What imparts interest to this opinion is how different Alexander seems from the above-named luminaries, especially Beck and Love, both of whom were obliged by history or fashion to pursue showbiz dreams from a bohemian base. Alexander is like it used to be--a showbiz wannabe whose bohemianism is a side effect of his stubbornly starry-eyed aspirations. A plumber's son from Grosse Pointe, Michigan, he was a teenager when he first hit L.A., where he soon cut a born-dead debut he compares to Phil Spector and others recall as being more like Meat Loaf. At Shine, the material was all from the new Maybe You've Been Brainwashed Too, said to have garnered him a $600,000 advance from MCA. Clearest musical referents: Todd Rundgren and Hall & Oates. How many boho bands have the uncool to inspire such comparisons? How many have the knowledge? How many have the chops?
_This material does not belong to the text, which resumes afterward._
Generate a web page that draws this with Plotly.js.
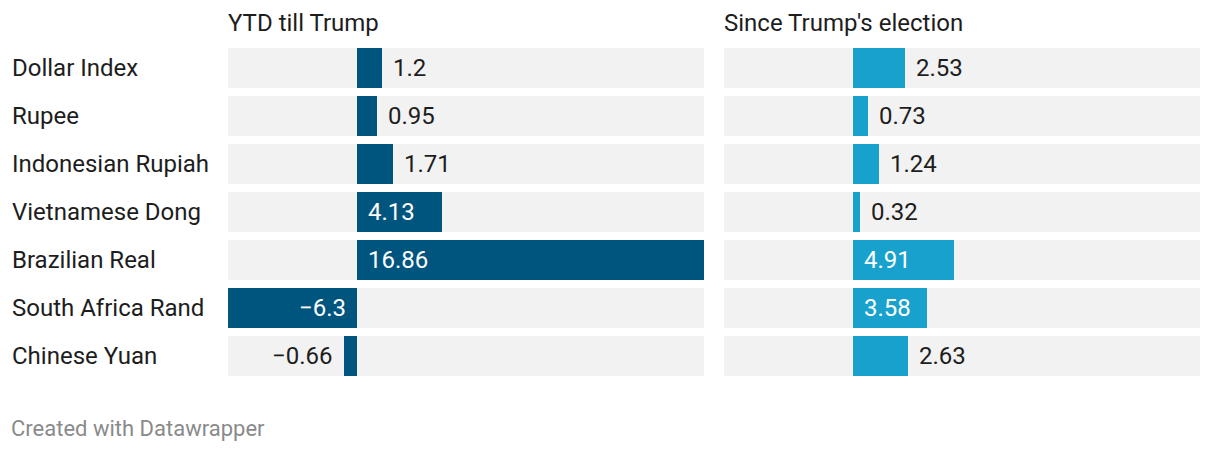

Backed by a generically rockish-looking band distinguished by a scrawny blonde in hooker mufti on tambourine, harmony vocals, cheerleading, and navel, Alexander, a tall white nonteen with a shaved head who sings and sings only, performed, projected, stretched out his arms like the winner on election night and crossed his heart when he said he loved you. Midrange pitch problems often compel him to shout, not to say yell, but he lives off the kind of emotive falsetto only showbiz kids dare. Together with the funk-lite underpinnings, that's the Hall & Oates part. The Rundgren runs deeper--falsetto and timbre and vocal affect, melodic contour too, alternating keyb and guitar leads, complete pop arsenal. Everything except lyrics, which are as verbose as early Dylan, or Meat Loaf. "You Get What You Give" may only be "Sex and Candy" '99. But Alexander wants the world. Why should Beck and Courtney present at the MTV Awards when he and his hooker honey are available?